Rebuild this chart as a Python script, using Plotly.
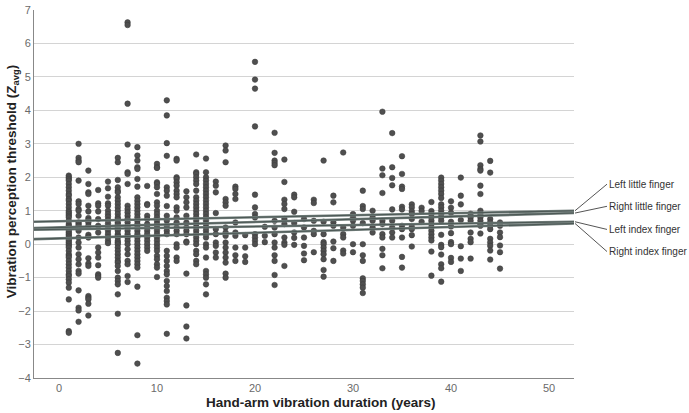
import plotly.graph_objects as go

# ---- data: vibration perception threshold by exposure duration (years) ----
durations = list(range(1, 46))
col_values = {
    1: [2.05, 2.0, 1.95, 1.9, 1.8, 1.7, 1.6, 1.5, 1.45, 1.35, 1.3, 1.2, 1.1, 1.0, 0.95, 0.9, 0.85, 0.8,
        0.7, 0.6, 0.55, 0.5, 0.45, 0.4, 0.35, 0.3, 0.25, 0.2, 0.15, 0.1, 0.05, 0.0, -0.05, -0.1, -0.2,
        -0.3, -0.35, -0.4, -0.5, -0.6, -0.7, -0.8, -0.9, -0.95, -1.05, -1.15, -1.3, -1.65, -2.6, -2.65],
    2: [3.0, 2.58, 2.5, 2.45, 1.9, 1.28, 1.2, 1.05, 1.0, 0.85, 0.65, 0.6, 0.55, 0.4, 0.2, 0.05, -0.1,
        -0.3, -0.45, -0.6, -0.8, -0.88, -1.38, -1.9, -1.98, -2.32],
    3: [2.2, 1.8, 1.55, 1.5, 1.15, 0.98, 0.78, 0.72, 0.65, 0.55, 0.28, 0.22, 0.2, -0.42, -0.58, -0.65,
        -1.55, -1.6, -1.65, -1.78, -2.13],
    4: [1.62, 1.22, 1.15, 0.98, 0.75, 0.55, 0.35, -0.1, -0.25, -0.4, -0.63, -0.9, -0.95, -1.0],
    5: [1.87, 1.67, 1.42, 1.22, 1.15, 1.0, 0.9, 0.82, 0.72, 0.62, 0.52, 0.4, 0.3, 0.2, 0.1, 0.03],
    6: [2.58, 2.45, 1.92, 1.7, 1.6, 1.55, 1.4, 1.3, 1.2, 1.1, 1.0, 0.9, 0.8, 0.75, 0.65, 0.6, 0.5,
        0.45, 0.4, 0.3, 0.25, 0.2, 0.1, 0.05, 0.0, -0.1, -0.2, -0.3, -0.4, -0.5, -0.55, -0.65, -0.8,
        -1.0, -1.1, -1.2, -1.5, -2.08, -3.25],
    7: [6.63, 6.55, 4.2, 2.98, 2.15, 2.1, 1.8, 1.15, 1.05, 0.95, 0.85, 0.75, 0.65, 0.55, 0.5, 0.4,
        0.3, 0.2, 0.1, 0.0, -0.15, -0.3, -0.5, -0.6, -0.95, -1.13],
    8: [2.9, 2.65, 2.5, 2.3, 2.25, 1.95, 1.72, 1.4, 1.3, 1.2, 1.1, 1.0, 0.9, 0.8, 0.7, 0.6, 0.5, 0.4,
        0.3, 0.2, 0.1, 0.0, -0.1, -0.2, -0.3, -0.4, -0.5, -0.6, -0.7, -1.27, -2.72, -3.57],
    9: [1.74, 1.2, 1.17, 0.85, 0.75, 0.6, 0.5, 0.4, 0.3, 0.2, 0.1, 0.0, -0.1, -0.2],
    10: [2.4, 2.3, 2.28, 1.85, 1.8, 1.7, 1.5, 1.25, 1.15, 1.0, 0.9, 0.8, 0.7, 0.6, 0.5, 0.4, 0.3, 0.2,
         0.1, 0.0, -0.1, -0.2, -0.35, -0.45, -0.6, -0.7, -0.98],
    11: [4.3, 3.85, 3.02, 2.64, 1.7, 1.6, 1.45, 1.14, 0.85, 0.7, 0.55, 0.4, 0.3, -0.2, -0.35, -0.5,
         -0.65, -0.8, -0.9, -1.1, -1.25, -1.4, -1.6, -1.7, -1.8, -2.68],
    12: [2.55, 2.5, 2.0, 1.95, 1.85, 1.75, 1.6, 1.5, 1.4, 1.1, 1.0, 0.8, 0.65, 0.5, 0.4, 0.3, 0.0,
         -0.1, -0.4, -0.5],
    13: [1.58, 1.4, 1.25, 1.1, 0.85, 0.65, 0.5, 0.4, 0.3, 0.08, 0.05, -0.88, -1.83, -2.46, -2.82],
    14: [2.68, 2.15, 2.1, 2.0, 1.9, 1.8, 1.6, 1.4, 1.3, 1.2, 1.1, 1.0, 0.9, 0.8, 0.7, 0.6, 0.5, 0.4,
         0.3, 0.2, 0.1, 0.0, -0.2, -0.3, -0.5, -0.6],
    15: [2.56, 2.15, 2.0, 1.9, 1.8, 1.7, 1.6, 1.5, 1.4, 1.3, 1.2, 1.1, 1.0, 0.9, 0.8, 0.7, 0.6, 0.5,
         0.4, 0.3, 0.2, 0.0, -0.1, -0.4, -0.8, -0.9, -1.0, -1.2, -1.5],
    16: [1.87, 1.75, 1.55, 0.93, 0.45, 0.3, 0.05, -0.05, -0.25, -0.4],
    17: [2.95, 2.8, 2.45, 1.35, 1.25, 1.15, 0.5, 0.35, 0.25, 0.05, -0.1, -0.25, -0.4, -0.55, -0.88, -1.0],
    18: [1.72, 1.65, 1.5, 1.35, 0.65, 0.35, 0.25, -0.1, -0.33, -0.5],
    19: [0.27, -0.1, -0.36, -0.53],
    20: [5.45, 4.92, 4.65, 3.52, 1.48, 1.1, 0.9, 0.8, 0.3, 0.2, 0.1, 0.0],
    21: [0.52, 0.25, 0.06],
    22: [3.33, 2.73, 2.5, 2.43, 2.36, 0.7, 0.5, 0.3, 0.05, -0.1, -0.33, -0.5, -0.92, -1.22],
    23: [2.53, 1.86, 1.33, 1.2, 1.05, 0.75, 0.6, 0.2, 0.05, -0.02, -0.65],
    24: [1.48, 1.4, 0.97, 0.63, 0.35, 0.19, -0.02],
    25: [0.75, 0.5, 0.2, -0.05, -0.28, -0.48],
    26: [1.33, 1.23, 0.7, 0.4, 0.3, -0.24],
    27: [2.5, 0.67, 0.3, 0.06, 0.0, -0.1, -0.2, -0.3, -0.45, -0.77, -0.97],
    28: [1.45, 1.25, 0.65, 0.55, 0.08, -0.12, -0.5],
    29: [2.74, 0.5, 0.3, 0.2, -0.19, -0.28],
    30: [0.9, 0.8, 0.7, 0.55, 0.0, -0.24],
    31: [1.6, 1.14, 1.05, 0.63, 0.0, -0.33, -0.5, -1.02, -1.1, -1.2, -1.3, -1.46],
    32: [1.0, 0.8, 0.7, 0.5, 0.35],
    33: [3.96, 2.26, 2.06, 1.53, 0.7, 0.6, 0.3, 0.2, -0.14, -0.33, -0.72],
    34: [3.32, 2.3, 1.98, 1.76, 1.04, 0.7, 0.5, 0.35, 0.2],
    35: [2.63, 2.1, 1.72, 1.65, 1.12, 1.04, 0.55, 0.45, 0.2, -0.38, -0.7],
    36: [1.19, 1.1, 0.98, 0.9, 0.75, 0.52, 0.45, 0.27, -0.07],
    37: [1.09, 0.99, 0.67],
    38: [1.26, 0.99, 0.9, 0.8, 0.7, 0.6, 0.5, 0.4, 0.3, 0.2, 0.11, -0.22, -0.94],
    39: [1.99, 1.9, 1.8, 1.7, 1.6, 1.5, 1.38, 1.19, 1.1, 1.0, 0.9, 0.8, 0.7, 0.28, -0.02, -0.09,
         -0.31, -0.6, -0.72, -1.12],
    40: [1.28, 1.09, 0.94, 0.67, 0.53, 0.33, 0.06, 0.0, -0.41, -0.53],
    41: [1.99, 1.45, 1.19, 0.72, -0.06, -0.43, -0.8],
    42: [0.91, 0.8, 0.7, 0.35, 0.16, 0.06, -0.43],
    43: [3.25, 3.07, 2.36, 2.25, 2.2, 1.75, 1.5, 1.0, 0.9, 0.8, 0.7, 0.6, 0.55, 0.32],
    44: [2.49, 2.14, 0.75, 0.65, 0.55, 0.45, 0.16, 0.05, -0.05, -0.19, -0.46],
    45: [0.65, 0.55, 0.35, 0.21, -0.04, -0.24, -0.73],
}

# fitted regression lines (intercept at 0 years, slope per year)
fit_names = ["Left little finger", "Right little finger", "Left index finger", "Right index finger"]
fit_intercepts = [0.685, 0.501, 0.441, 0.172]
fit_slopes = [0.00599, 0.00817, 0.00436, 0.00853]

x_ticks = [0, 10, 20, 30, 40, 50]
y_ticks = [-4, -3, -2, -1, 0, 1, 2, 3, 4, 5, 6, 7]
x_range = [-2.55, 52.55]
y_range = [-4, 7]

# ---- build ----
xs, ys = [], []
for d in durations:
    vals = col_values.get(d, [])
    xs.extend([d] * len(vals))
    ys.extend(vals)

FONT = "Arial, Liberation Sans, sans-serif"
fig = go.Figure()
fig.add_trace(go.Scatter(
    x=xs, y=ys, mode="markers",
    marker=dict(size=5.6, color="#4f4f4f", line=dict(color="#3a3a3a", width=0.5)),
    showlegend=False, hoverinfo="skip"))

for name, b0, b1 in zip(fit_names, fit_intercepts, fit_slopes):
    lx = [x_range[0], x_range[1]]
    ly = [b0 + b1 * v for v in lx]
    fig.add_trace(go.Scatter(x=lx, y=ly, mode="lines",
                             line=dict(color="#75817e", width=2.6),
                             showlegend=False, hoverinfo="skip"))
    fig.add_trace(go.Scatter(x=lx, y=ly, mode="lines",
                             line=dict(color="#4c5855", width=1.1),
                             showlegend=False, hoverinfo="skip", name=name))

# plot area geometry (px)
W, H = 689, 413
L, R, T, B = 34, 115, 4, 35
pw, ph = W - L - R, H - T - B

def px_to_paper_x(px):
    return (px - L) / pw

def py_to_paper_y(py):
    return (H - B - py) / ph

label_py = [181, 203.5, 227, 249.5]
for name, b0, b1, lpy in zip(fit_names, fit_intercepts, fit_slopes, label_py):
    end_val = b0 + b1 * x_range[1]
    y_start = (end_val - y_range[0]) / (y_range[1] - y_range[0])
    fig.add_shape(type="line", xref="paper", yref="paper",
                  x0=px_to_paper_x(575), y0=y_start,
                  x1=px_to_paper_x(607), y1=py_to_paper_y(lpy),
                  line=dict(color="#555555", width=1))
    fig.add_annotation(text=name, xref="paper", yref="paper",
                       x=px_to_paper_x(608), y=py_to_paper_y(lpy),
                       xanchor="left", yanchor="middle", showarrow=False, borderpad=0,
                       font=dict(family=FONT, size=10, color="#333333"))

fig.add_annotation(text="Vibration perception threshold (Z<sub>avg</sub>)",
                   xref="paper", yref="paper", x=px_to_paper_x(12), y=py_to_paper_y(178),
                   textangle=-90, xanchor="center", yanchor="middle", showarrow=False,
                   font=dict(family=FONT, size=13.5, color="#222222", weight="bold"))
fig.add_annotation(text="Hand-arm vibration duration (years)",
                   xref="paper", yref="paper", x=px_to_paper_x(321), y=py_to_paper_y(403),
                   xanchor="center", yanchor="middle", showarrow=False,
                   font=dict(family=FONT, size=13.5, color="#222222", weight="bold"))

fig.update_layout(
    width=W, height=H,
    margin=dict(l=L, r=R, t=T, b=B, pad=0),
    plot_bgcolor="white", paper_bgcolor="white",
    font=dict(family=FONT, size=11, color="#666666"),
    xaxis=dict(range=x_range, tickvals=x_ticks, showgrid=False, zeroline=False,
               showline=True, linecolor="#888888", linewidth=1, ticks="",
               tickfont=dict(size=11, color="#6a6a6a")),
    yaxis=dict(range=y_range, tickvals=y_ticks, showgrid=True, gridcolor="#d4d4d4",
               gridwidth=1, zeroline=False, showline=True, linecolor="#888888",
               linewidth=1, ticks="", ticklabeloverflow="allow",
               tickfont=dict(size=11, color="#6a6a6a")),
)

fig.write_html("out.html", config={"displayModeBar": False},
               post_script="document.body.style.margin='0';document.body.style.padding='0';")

→ **Task brief**: Reproduce the data above word for word from its first line through the line that holds "import plotly.graph_objects as go", both ends included; skip pictures.

→ **Task answer**:
Rebuild this chart as a Python script, using Plotly.
import plotly.graph_objects as go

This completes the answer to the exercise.